Data availability committees: security tradeoffs

So when it comes to scaling data availability in a secure and decentralized way, data sampling is one method. But there is another ‘intermediate solution’ - data availability committees.

The concept is that instead of putting your data on the L-1, which is slow because it has all these different validators, you’re going to go to a few big data providers and you’ll put your data over there. And maybe also they’ll just focus on your rollup, so it will give you some form of horizontal scaling.

So here the idea is like: you’ll get a multi-signature maybe from a committee and the committee will tell you, “Oh yeah. Yeah, yeah we’ve seen the data. It’s all there. It’s all available. You don’t need to worry about it.” And if your committee is a honest, then it’s fine because honest rollup participants will be able to go to them to get the data, and then to include it in proofs if they need to. But what if it’s dishonest?
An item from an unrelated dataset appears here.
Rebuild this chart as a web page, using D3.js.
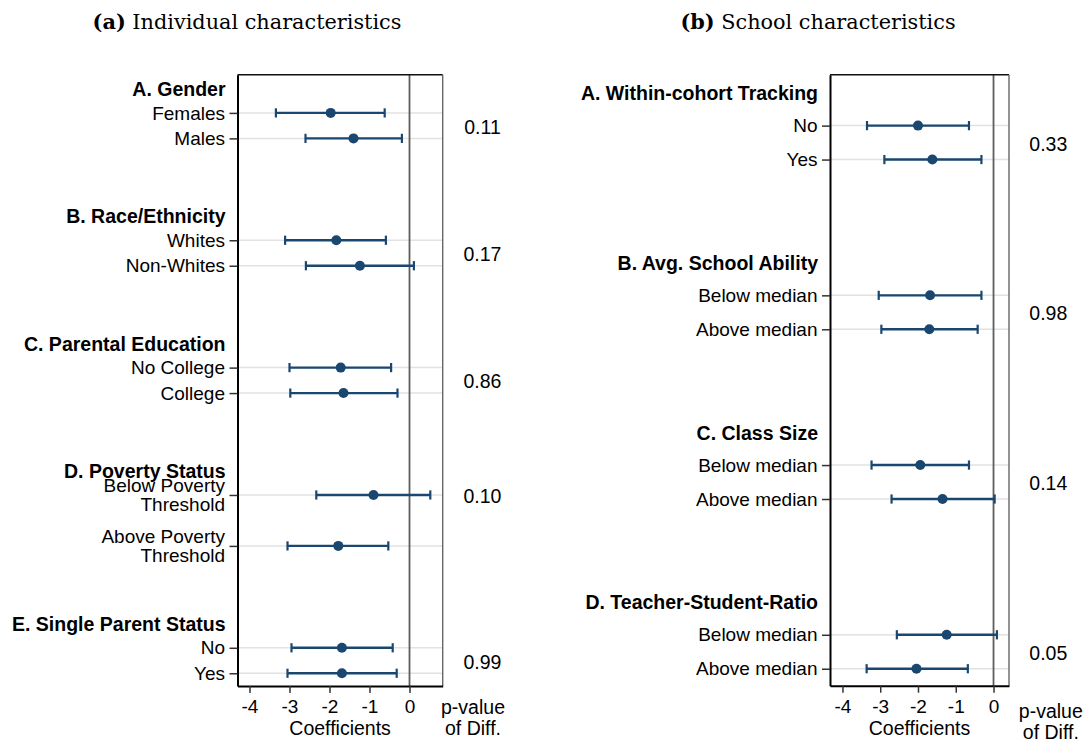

One way to mitigate this concern would be to simply set a very high standard for what counts as available data, such as 100%. In that case, ‘all it takes is one honest member, and you will not have unavailable data, which is pretty reasonable property. Of course, the flip side is that it takes only one dishonest member to cause a big headache, because a dishonest member could come and say, ‘Oh yeah, data is not available.’’ Luckily, however, one dishonest member of the committee can’t actually steal money, they just create a headache by making everyone withdraw money from the rollup and move it to another.

In conclusion:

Data availability is a crucial issue for blockchain networks. This is especially true in the case of Tezos and its new layer 2 rollup infrastructure. There are certain difficulties with achieving data availability in a scalable and decentralized way, but data availability sampling and data availability committees provide at least two ways to do it.